Service exposition

Data products expose interfaces to the outside world. These interfaces (whether UIs, or APIs) can be accessed by other products or by end users. Clients accessing the interfaces can run inside or outside of the same Kubernetes cluster. For example, Apache ZooKeeper is a dependency for other products, and it usually needs to be accessible only from within Kubernetes, while Apache Superset is a data analysis product for end users and therefore needs to be accessible from outside the Kubernetes cluster. Users connecting to Superset can be restricted within the local company network, or they can connect over the internet depending on the company security policies and demands. This page gives an overview over the different options for service exposition, when to choose which option and how these options are configured.

Motivation

Service exposition is such a complicated topic, that Stackable has build it’s own operator for that: Stackable Listener Operator. The following section explains the motivation behind implementing such an operator instead of using plain regular Kubernetes Services.

Products advertising their addresses

Some products require information about their external accessibility. This is e.g. important for HDFS, where the namenode keeps track of which datanode serves which block. Another case is Kafka, where it is required for client bootstrapping. A common use case is an HDFS client connecting to a namenode in order to read block 42. Therefore, the namenode needs to know which datanode is serving block 42. The namenode then responds with the IP or hostname of the datanode containing that block 42. For that to work, the datanode needs to know it’s external address on startup and tell it the namenode. (And yes, we needed to patch the Hadoop sourcecode for that)

The listener-operator runs as CSI driver (same as the secret-operator) and places files inside the CSI volume, which tell the tool how it is reachable.

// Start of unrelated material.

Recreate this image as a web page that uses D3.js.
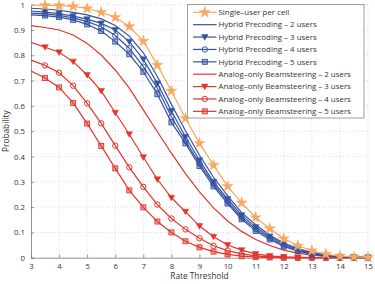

Integration with secret-operator

If a tool is secured using TLS or Kerberos, it does not only need to be reachable via the determined address, it also needs a TLS certificate/keytab issued on the determined address. secret-operator integrated with to listener-operator, so that the platform takes care of provisioning certificates with the correct addresses (in the form of SAN entries).

ListenerClasses

A ListenerClass describes how a product should be exposed. Please read on its documentation before continuing on this page.

As a quick reminder, the platform ships with 3 default ListenerClasses:

cluster-internal

Used for listeners that are only accessible internally from the cluster. For example: communication between ZooKeeper nodes.

external-unstable

Used for listeners that are accessible from outside the cluster, but which do not require a stable address. For example: individual Kafka brokers.

external-stable

Used for listeners that are accessible from outside the cluster, and do require a stable address. For example: Kafka bootstrap.

Keep in mind that you are not restricted to this list, you can configure your own custom ListenerClasses.

Configuring the ListenerClass for a Stacklet

The listener-operator is integrated into most of the Stackable products, currently only Stackable Operator for OPA (OpenPolicyAgent) and Stackable Operator for Apache Spark are not using listener-operator.

Most of the products configure the ListenerClass at the role level as follows. However, there are some products that have this option at the rolegroup level. One example is HDFS, where some roles require a listener service per Pod, to individually access single instances.

spec:
  my-role:
    roleConfig:
      listenerClass: external-unstable

Every operator has a documentation section called "Service exposition with ListenerClasses", which may provide details for the specific tool.